___ PROVIDED MATERIAL ___

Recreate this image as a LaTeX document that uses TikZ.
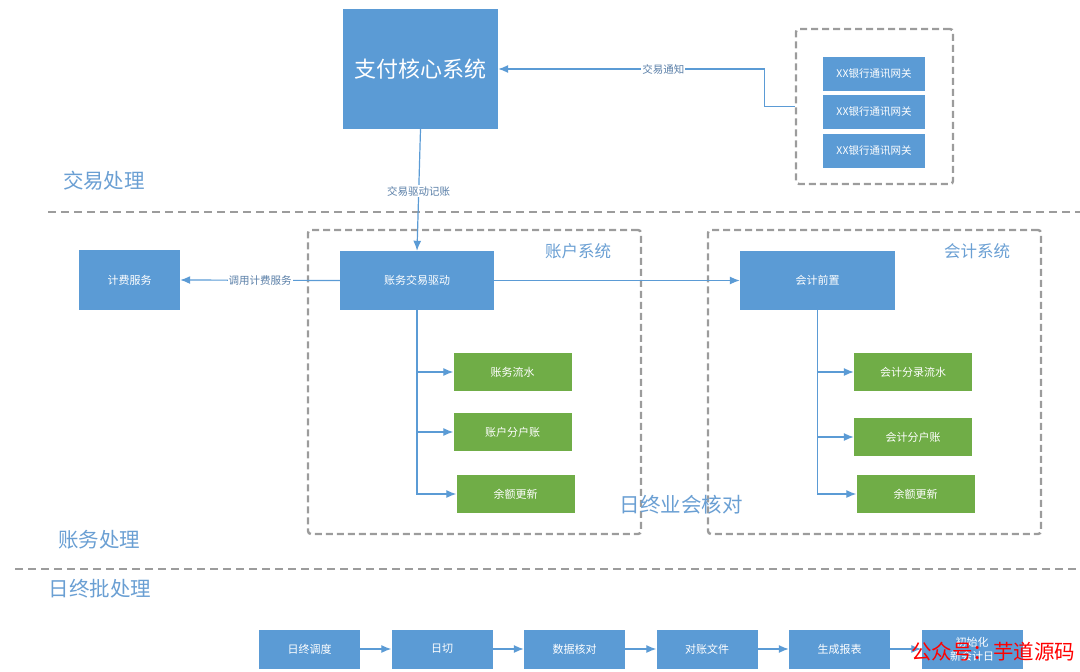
\documentclass[tikz,border=0pt]{standalone}
\usepackage{fontspec}
\setmainfont{Noto Sans CJK SC}
\usetikzlibrary{arrows.meta}
\definecolor{boxblue}{HTML}{5B9BD5}
\definecolor{boxgreen}{HTML}{70AD47}
\definecolor{grpgray}{HTML}{9C9C9C}
\definecolor{lblblue}{HTML}{6A9FD3}
\definecolor{edgetext}{HTML}{5A7FA8}
\begin{document}
\begin{tikzpicture}[x=1pt,y=-1pt,>={Latex[length=10pt,width=8pt]},
  bluebox/.style={fill=boxblue,text=white,inner sep=0pt,align=center,font=\fontsize{11}{14}\selectfont},
  greenbox/.style={fill=boxgreen,text=white,inner sep=0pt,minimum width=118pt,minimum height=38pt,font=\fontsize{11}{14}\selectfont},
  grpbox/.style={draw=grpgray,line width=2.4pt,dash pattern=on 7pt off 4pt,rounded corners=3pt,inner sep=0pt},
  secline/.style={draw=grpgray,line width=2pt,dash pattern=on 8pt off 5pt},
  arr/.style={->,draw=boxblue,color=boxblue,line width=1.2pt},
  seclabel/.style={text=lblblue,font=\fontsize{20.5}{24}\selectfont},
  grplabel/.style={text=lblblue,font=\fontsize{16.5}{20}\selectfont},
  edgelabel/.style={fill=white,text=edgetext,inner sep=1pt,font=\fontsize{10.5}{12}\selectfont}]
\useasboundingbox (0,0) rectangle (1080,672);

% section lines
\draw[secline] (48,212)--(1080,212);
\draw[secline] (15,569)--(1080,569);
\node[seclabel] (trade) at (104,181) {交易处理};
\node[seclabel] (booking) at (99,540) {账务处理};
\node[seclabel] (batch) at (100,589) {日终批处理};

% payment core and bank gateways
\node[bluebox,minimum width=155pt,minimum height=120pt,font=\fontsize{22}{26}\selectfont] (core) at (420.5,69) {支付核心系统};
\node[grpbox,minimum width=157pt,minimum height=155pt] (gw) at (874.5,106.5) {};
\foreach \y [count=\i] in {74,112,151}
{
    \node[bluebox,minimum width=102pt,minimum height=34pt,font=\fontsize{10.5}{12}\selectfont] (gate\i) at (874,\y) {XX银行通讯网关};
}
\draw[arr] (gw.west)--++(-30,0)|-node[edgelabel,pos=0.69]{交易通知}(core.east);

% account system
\node[grpbox,minimum width=333pt,minimum height=304pt] (accgrp) at (474.5,382) {};
\node[grplabel] (acclbl) at (578,251) {账户系统};
\node[bluebox,minimum width=154pt,minimum height=59pt] (drive) at (417,280.5) {账务交易驱动};
\node[greenbox] (acc1) at (512.5,372) {账务流水};
\node[greenbox] (acc2) at (512.5,432) {账户分户账};
\node[greenbox] (acc3) at (515.5,494) {余额更新};

% accounting system
\node[grpbox,minimum width=333pt,minimum height=304pt] (ledgrp) at (874.5,382) {};
\node[grplabel] (ledlbl) at (977,251) {会计系统};
\node[bluebox,minimum width=155pt,minimum height=59pt] (pre) at (817.5,280.5) {会计前置};
\node[greenbox] (ent1) at (913,372) {会计分录流水};
\node[greenbox] (ent2) at (913,437) {会计分户账};
\node[greenbox] (ent3) at (915.5,494) {余额更新};

\node[bluebox,minimum width=101pt,minimum height=60pt] (fee) at (129.5,280) {计费服务};
\node[text=lblblue,font=\fontsize{20.5}{24}\selectfont] (check) at (681,505) {日终业会核对};

\draw[arr] (core.south)--node[edgelabel,pos=0.51]{交易驱动记账}(drive.north);
\draw[arr] (drive.west)--node[edgelabel]{调用计费服务}(fee.east);
\draw[arr] (drive.east)--(pre.west);
\foreach \n in {acc1,acc2,acc3}
    \draw[arr] (drive.south)|-(\n.west);
\foreach \n in {ent1,ent2,ent3}
    \draw[arr] (pre.south)|-(\n.west);

% end of day batch
\foreach \t [count=\i] in {日终调度,日切,数据核对,对账文件,生成报表,{初始化\\新会计日}}
{
    \node[bluebox,minimum width=101pt,minimum height=39pt] (eod\i) at ({309.5+132.5*(\i-1)},649) {\t};
}
\foreach \a/\b in {1/2,2/3,3/4,4/5,5/6}
    \draw[arr] (eod\a)--(eod\b);

\node[text=red,font=\fontsize{20.5}{24}\selectfont] (mark) at (993,652) {公众号：芋道源码};
\end{tikzpicture}
\end{document}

___

• _WHAT YOU WILL DO_
Using the material above, return every line exactly as it appears, minus the pictures.

• _CORRECT OUTPUT_
Recreate this image as a LaTeX document that uses TikZ.
\documentclass[tikz,border=0pt]{standalone}
\usepackage{fontspec}
\setmainfont{Noto Sans CJK SC}
\usetikzlibrary{arrows.meta}
\definecolor{boxblue}{HTML}{5B9BD5}
\definecolor{boxgreen}{HTML}{70AD47}
\definecolor{grpgray}{HTML}{9C9C9C}
\definecolor{lblblue}{HTML}{6A9FD3}
\definecolor{edgetext}{HTML}{5A7FA8}
\begin{document}
\begin{tikzpicture}[x=1pt,y=-1pt,>={Latex[length=10pt,width=8pt]},
  bluebox/.style={fill=boxblue,text=white,inner sep=0pt,align=center,font=\fontsize{11}{14}\selectfont},
  greenbox/.style={fill=boxgreen,text=white,inner sep=0pt,minimum width=118pt,minimum height=38pt,font=\fontsize{11}{14}\selectfont},
  grpbox/.style={draw=grpgray,line width=2.4pt,dash pattern=on 7pt off 4pt,rounded corners=3pt,inner sep=0pt},
  secline/.style={draw=grpgray,line width=2pt,dash pattern=on 8pt off 5pt},
  arr/.style={->,draw=boxblue,color=boxblue,line width=1.2pt},
  seclabel/.style={text=lblblue,font=\fontsize{20.5}{24}\selectfont},
  grplabel/.style={text=lblblue,font=\fontsize{16.5}{20}\selectfont},
  edgelabel/.style={fill=white,text=edgetext,inner sep=1pt,font=\fontsize{10.5}{12}\selectfont}]
\useasboundingbox (0,0) rectangle (1080,672);

% section lines
\draw[secline] (48,212)--(1080,212);
\draw[secline] (15,569)--(1080,569);
\node[seclabel] (trade) at (104,181) {交易处理};
\node[seclabel] (booking) at (99,540) {账务处理};
\node[seclabel] (batch) at (100,589) {日终批处理};

% payment core and bank gateways
\node[bluebox,minimum width=155pt,minimum height=120pt,font=\fontsize{22}{26}\selectfont] (core) at (420.5,69) {支付核心系统};
\node[grpbox,minimum width=157pt,minimum height=155pt] (gw) at (874.5,106.5) {};
\foreach \y [count=\i] in {74,112,151}
{
    \node[bluebox,minimum width=102pt,minimum height=34pt,font=\fontsize{10.5}{12}\selectfont] (gate\i) at (874,\y) {XX银行通讯网关};
}
\draw[arr] (gw.west)--++(-30,0)|-node[edgelabel,pos=0.69]{交易通知}(core.east);

% account system
\node[grpbox,minimum width=333pt,minimum height=304pt] (accgrp) at (474.5,382) {};
\node[grplabel] (acclbl) at (578,251) {账户系统};
\node[bluebox,minimum width=154pt,minimum height=59pt] (drive) at (417,280.5) {账务交易驱动};
\node[greenbox] (acc1) at (512.5,372) {账务流水};
\node[greenbox] (acc2) at (512.5,432) {账户分户账};
\node[greenbox] (acc3) at (515.5,494) {余额更新};

% accounting system
\node[grpbox,minimum width=333pt,minimum height=304pt] (ledgrp) at (874.5,382) {};
\node[grplabel] (ledlbl) at (977,251) {会计系统};
\node[bluebox,minimum width=155pt,minimum height=59pt] (pre) at (817.5,280.5) {会计前置};
\node[greenbox] (ent1) at (913,372) {会计分录流水};
\node[greenbox] (ent2) at (913,437) {会计分户账};
\node[greenbox] (ent3) at (915.5,494) {余额更新};

\node[bluebox,minimum width=101pt,minimum height=60pt] (fee) at (129.5,280) {计费服务};
\node[text=lblblue,font=\fontsize{20.5}{24}\selectfont] (check) at (681,505) {日终业会核对};

\draw[arr] (core.south)--node[edgelabel,pos=0.51]{交易驱动记账}(drive.north);
\draw[arr] (drive.west)--node[edgelabel]{调用计费服务}(fee.east);
\draw[arr] (drive.east)--(pre.west);
\foreach \n in {acc1,acc2,acc3}
    \draw[arr] (drive.south)|-(\n.west);
\foreach \n in {ent1,ent2,ent3}
    \draw[arr] (pre.south)|-(\n.west);

% end of day batch
\foreach \t [count=\i] in {日终调度,日切,数据核对,对账文件,生成报表,{初始化\\新会计日}}
{
    \node[bluebox,minimum width=101pt,minimum height=39pt] (eod\i) at ({309.5+132.5*(\i-1)},649) {\t};
}
\foreach \a/\b in {1/2,2/3,3/4,4/5,5/6}
    \draw[arr] (eod\a)--(eod\b);

\node[text=red,font=\fontsize{20.5}{24}\selectfont] (mark) at (993,652) {公众号：芋道源码};
\end{tikzpicture}
\end{document}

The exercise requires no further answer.